**What to work on:** Write each line of the material exactly as given, from the top through the line that contains "Chart.register(...registerables);", and omit all pictures.

**Provided material:**
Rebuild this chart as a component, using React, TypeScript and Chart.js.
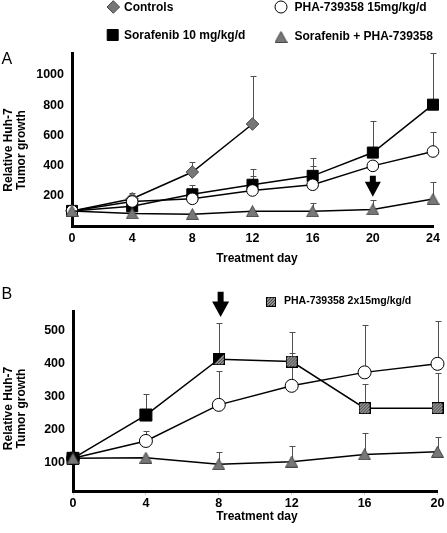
import React, { useEffect, useRef } from 'react';
import { Chart, registerables } from 'chart.js';
Chart.register(...registerables);

// ---------- Panel A ----------
const daysA = [0, 4, 8, 12, 16, 20, 24];
const controlsA = [100, 180, 357, 675, null, null, null];
const controlsErrA = [null, 220, 423, 990, null, null, null];
const sorafenibA = [100, 130, 210, 273, 332, 486, 803];
const sorafenibErrA = [null, null, 273, 378, 453, 696, 1147];
const phaA = [100, 162, 180, 235, 273, 398, 493];
const phaErrA = [null, null, null, 330, 398, null, 619];
const comboA = [100, 83, 78, 98, 97, 110, 178];
const comboErrA = [null, null, null, null, 152, 173, 290];
const yTicksA = [200, 400, 600, 800, 1000];
const arrowA = { day: 20, top: 332, headStart: 293, tip: 193 };

// ---------- Panel B ----------
const daysB = [0, 4, 8, 12, 16, 20];
const sequentialB = [112, 244, 414, 407, 265, 265];
const sequentialErrB = [null, 308, 524, 496, 338, 373];
const phaB = [112, 165, 275, 333, 374, 400];
const phaErrB = [null, 195, 378, 434, 519, 532];
const comboB = [112, 114, 94, 102, 124, 132];
const comboErrB = [null, null, 130, 150, 190, 176];
const yTicksB = [100, 200, 300, 400, 500];
const arrowB = { day: 8.1, top: 620, headStart: 590, tip: 543 };

// ---------- Labels ----------
const nameControls = 'Controls';
const namePha = 'PHA-739358 15mg/kg/d';
const nameSorafenib = 'Sorafenib 10 mg/kg/d';
const nameCombo = 'Sorafenib + PHA-739358';
const namePha2x = 'PHA-739358 2x15mg/kg/d';
const yTitle = ['Relative Huh-7', 'Tumor growth'];
const xTitle = 'Treatment day';

const FONT = "'Liberation Sans', Arial, Helvetica, sans-serif";
const GRAY = '#777777';
const GRAY_EDGE = '#474747';

function pts(days: number[], vals: (number | null)[]) {
  const out: { x: number; y: number }[] = [];
  days.forEach((d, i) => {
    const v = vals[i];
    if (v != null) out.push({ x: d, y: v });
  });
  return out;
}

function hatchSquare(size: number, half: boolean) {
  const c = document.createElement('canvas');
  c.width = size;
  c.height = size;
  const g = c.getContext('2d')!;
  g.fillStyle = '#a0a0a0';
  g.fillRect(0, 0, size, size);
  g.strokeStyle = '#2a2a2a';
  g.lineWidth = 1;
  for (let k = -size; k < 2 * size; k += 3) {
    g.beginPath();
    g.moveTo(k, size);
    g.lineTo(k + size, 0);
    g.stroke();
  }
  if (half) {
    g.fillStyle = '#000';
    g.beginPath();
    g.moveTo(0, 0);
    g.lineTo(size, 0);
    g.lineTo(0, size);
    g.closePath();
    g.fill();
  }
  g.strokeStyle = '#000';
  g.lineWidth = 1;
  g.strokeRect(0.5, 0.5, size - 1, size - 1);
  return c;
}

function triangleImg(w: number, h: number) {
  const c = document.createElement('canvas');
  c.width = w;
  c.height = h;
  const g = c.getContext('2d')!;
  g.beginPath();
  g.moveTo(w / 2, 0.5);
  g.lineTo(w - 0.5, h - 0.5);
  g.lineTo(0.5, h - 0.5);
  g.closePath();
  g.fillStyle = GRAY;
  g.fill();
  g.strokeStyle = GRAY_EDGE;
  g.lineWidth = 1;
  g.stroke();
  return c;
}

function marker(ctx: CanvasRenderingContext2D, kind: string, x: number, y: number, r: number, fill: string, edge: string) {
  ctx.save();
  ctx.beginPath();
  if (kind === 'circle') ctx.arc(x, y, r, 0, Math.PI * 2);
  else if (kind === 'diamond') {
    ctx.moveTo(x, y - r);
    ctx.lineTo(x + r, y);
    ctx.lineTo(x, y + r);
    ctx.lineTo(x - r, y);
    ctx.closePath();
  } else if (kind === 'square') {
    ctx.rect(x - r, y - r, 2 * r, 2 * r);
  }
  ctx.fillStyle = fill;
  ctx.fill();
  ctx.strokeStyle = edge;
  ctx.lineWidth = 1;
  ctx.stroke();
  ctx.restore();
}

function arrow(ctx: CanvasRenderingContext2D, cx: number, yTop: number, yHead: number, yTip: number, shaftW: number, headW: number) {
  ctx.save();
  ctx.fillStyle = '#000';
  ctx.beginPath();
  ctx.moveTo(cx - shaftW / 2, yTop);
  ctx.lineTo(cx + shaftW / 2, yTop);
  ctx.lineTo(cx + shaftW / 2, yHead);
  ctx.lineTo(cx + headW / 2, yHead);
  ctx.lineTo(cx, yTip);
  ctx.lineTo(cx - headW / 2, yHead);
  ctx.lineTo(cx - shaftW / 2, yHead);
  ctx.closePath();
  ctx.fill();
  ctx.restore();
}

function axisTitles(ctx: CanvasRenderingContext2D, yCenter: number, xCenter: number, xTitleY: number) {
  ctx.save();
  ctx.fillStyle = '#000';
  ctx.font = `bold 12px ${FONT}`;
  ctx.textAlign = 'center';
  ctx.textBaseline = 'middle';
  const xs = [9, 22];
  yTitle.forEach((t, i) => {
    ctx.save();
    ctx.translate(xs[i], yCenter);
    ctx.rotate(-Math.PI / 2);
    ctx.fillText(t, 0, 0);
    ctx.restore();
  });
  ctx.fillText(xTitle, xCenter, xTitleY);
  ctx.restore();
}

function buildChart(canvas: HTMLCanvasElement, cfg: any) {
  const errPlugin = {
    id: 'errBars',
    beforeDatasetsDraw(chart: any) {
      const { ctx } = chart;
      const xs = chart.scales.x;
      const ys = chart.scales.y;
      ctx.save();
      ctx.strokeStyle = '#505050';
      ctx.lineWidth = 1;
      cfg.errors.forEach((e: any) => {
        e.tops.forEach((t: number | null, i: number) => {
          if (t == null || e.vals[i] == null) return;
          const px = Math.round(xs.getPixelForValue(e.days[i])) + 0.5;
          const yb = ys.getPixelForValue(e.vals[i]);
          const yt = Math.round(ys.getPixelForValue(t)) + 0.5;
          ctx.beginPath();
          ctx.moveTo(px, yb);
          ctx.lineTo(px, yt);
          ctx.moveTo(px - 3, yt);
          ctx.lineTo(px + 3, yt);
          ctx.stroke();
        });
      });
      ctx.restore();
    },
  };
  const overlay = {
    id: 'overlay',
    afterDraw(chart: any) {
      cfg.overlay(chart);
    },
  };
  const tickFont = { family: FONT, size: 12.5, weight: 'bold' as const };
  return new Chart(canvas, {
    type: 'line',
    data: { datasets: cfg.datasets },
    options: {
      responsive: false,
      animation: false,
      events: [],
      layout: { padding: { left: 0, right: cfg.padRight, top: cfg.padTop, bottom: 0 } },
      plugins: { legend: { display: false }, tooltip: { enabled: false } },
      scales: {
        x: {
          type: 'linear',
          min: 0,
          max: cfg.xMax,
          afterBuildTicks: (ax: any) => {
            ax.ticks = cfg.xTicks.map((v: number) => ({ value: v }));
          },
          afterFit: (s: any) => {
            s.height = cfg.xHeight;
          },
          grid: { drawOnChartArea: false, drawTicks: cfg.xTickMarks, tickLength: 4, color: '#cccccc', lineWidth: 1 },
          border: { display: true, color: '#000', width: 3 },
          ticks: { padding: cfg.xTickMarks ? 1 : 5, color: '#000', font: tickFont, maxRotation: 0, autoSkip: false, callback: (v: any) => String(v) },
        },
        y: {
          type: 'linear',
          min: cfg.yMin,
          max: cfg.yMax,
          afterBuildTicks: (ax: any) => {
            ax.ticks = cfg.yTicks.map((v: number) => ({ value: v }));
          },
          afterFit: (s: any) => {
            s.width = cfg.yWidth;
          },
          grid: { drawOnChartArea: false, drawTicks: false },
          border: { display: true, color: '#000', width: 3 },
          ticks: { padding: 8, color: '#000', font: tickFont, autoSkip: false, callback: (v: any) => String(v) },
        },
      },
    } as any,
    plugins: [errPlugin, overlay],
  });
}

const lineBase = { borderColor: '#000', borderWidth: 1.5, clip: false as any, tension: 0, pointBorderWidth: 1 };

export default function App() {
  const refA = useRef<HTMLCanvasElement>(null);
  const refB = useRef<HTMLCanvasElement>(null);

  useEffect(() => {
    const triA = triangleImg(13, 12);
    const triB = triangleImg(13, 12);
    const chartA = buildChart(refA.current!, {
      xMax: 24,
      xTicks: daysA,
      xTickMarks: false,
      yMin: 0,
      yMax: 1145,
      yTicks: yTicksA,
      yWidth: 72,
      xHeight: 44,
      padTop: 53,
      padRight: 14,
      datasets: [
        { ...lineBase, label: nameCombo, order: 0, data: pts(daysA, comboA), pointStyle: triA, pointRadius: 7, pointBackgroundColor: GRAY, pointBorderColor: GRAY_EDGE },
        { ...lineBase, label: namePha, order: 1, data: pts(daysA, phaA), pointStyle: 'circle', pointRadius: 5.8, pointBackgroundColor: '#fff', pointBorderColor: '#000' },
        { ...lineBase, label: nameSorafenib, order: 2, data: pts(daysA, sorafenibA), pointStyle: 'rect', pointRadius: 7.8, pointBackgroundColor: '#000', pointBorderColor: '#000' },
        { ...lineBase, label: nameControls, order: 3, data: pts(daysA, controlsA), pointStyle: 'rectRot', pointRadius: 6.3, pointBackgroundColor: GRAY, pointBorderColor: GRAY_EDGE },
      ],
      errors: [
        { days: daysA, vals: controlsA, tops: controlsErrA },
        { days: daysA, vals: sorafenibA, tops: sorafenibErrA },
        { days: daysA, vals: phaA, tops: phaErrA },
        { days: daysA, vals: comboA, tops: comboErrA },
      ],
      overlay: (chart: any) => {
        const ctx: CanvasRenderingContext2D = chart.ctx;
        const xs = chart.scales.x;
        const ys = chart.scales.y;
        ctx.save();
        ctx.fillStyle = '#000';
        ctx.font = `bold 12px ${FONT}`;
        ctx.textAlign = 'left';
        ctx.textBaseline = 'middle';
        marker(ctx, 'diamond', 113.3, 7, 6.3, GRAY, GRAY_EDGE);
        ctx.fillText(nameControls, 124, 7.5);
        marker(ctx, 'circle', 281, 7, 6, '#fff', '#000');
        ctx.fillText(namePha, 294.5, 7.5);
        marker(ctx, 'square', 112.7, 35, 5.5, '#000', '#000');
        ctx.fillText(nameSorafenib, 124, 35.5);
        ctx.drawImage(triA, 274.5, 31);
        ctx.fillText(nameCombo, 294.5, 37);
        ctx.font = `16px ${FONT}`;
        ctx.fillText('A', 1.5, 59.5);
        ctx.restore();
        axisTitles(ctx, 150, 257, 258.5);
        const cx = xs.getPixelForValue(arrowA.day);
        arrow(ctx, cx, ys.getPixelForValue(arrowA.top), ys.getPixelForValue(arrowA.headStart), ys.getPixelForValue(arrowA.tip), 6, 16);
      },
    });

    const hatch = hatchSquare(12, false);
    const halfHatch = hatchSquare(12, true);
    const styleB = daysB.map((_, i) => (i < 2 ? 'rect' : i === 2 ? halfHatch : hatch));
    const chartB = buildChart(refB.current!, {
      xMax: 20,
      xTicks: daysB,
      xTickMarks: true,
      yMin: 12.5,
      yMax: 561,
      yTicks: yTicksB,
      yWidth: 73,
      xHeight: 42,
      padTop: 41,
      padRight: 9,
      datasets: [
        { ...lineBase, label: nameCombo, order: 0, data: pts(daysB, comboB), pointStyle: triB, pointRadius: 7, pointBackgroundColor: GRAY, pointBorderColor: GRAY_EDGE },
        { ...lineBase, label: namePha2x, order: 1, data: pts(daysB, sequentialB), pointStyle: styleB, pointRadius: 8.5, pointBackgroundColor: '#000', pointBorderColor: '#000' },
        { ...lineBase, label: namePha, order: 2, data: pts(daysB, phaB), pointStyle: 'circle', pointRadius: 6.5, pointBackgroundColor: '#fff', pointBorderColor: '#000' },
      ],
      errors: [
        { days: daysB, vals: sequentialB, tops: sequentialErrB },
        { days: daysB, vals: phaB, tops: phaErrB },
        { days: daysB, vals: comboB, tops: comboErrB },
      ],
      overlay: (chart: any) => {
        const ctx: CanvasRenderingContext2D = chart.ctx;
        const xs = chart.scales.x;
        const ys = chart.scales.y;
        ctx.save();
        ctx.fillStyle = '#000';
        ctx.font = `bold 10.5px ${FONT}`;
        ctx.textAlign = 'left';
        ctx.textBaseline = 'middle';
        ctx.drawImage(hatchSquare(10, false), 266, 26.7);
        ctx.fillText(namePha2x, 284, 31.5);
        ctx.font = `16px ${FONT}`;
        ctx.fillText('B', 1.5, 25);
        ctx.restore();
        axisTitles(ctx, 138.5, 257, 247);
        const cx = xs.getPixelForValue(arrowB.day);
        arrow(ctx, cx, ys.getPixelForValue(arrowB.top), ys.getPixelForValue(arrowB.headStart), ys.getPixelForValue(arrowB.tip), 6, 17);
      },
    });

    return () => {
      chartA.destroy();
      chartB.destroy();
    };
  }, []);

  return (
    <div style={{ position: 'absolute', left: 0, top: 0, width: 447, height: 533, background: '#fff' }}>
      <canvas ref={refA} width={447} height={270} style={{ position: 'absolute', left: 0, top: 0, width: 447, height: 270 }} />
      <canvas ref={refB} width={447} height={263} style={{ position: 'absolute', left: 0, top: 270, width: 447, height: 263 }} />
    </div>
  );
}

**Problem solution:**
Rebuild this chart as a component, using React, TypeScript and Chart.js.
import React, { useEffect, useRef } from 'react';
import { Chart, registerables } from 'chart.js';
Chart.register(...registerables);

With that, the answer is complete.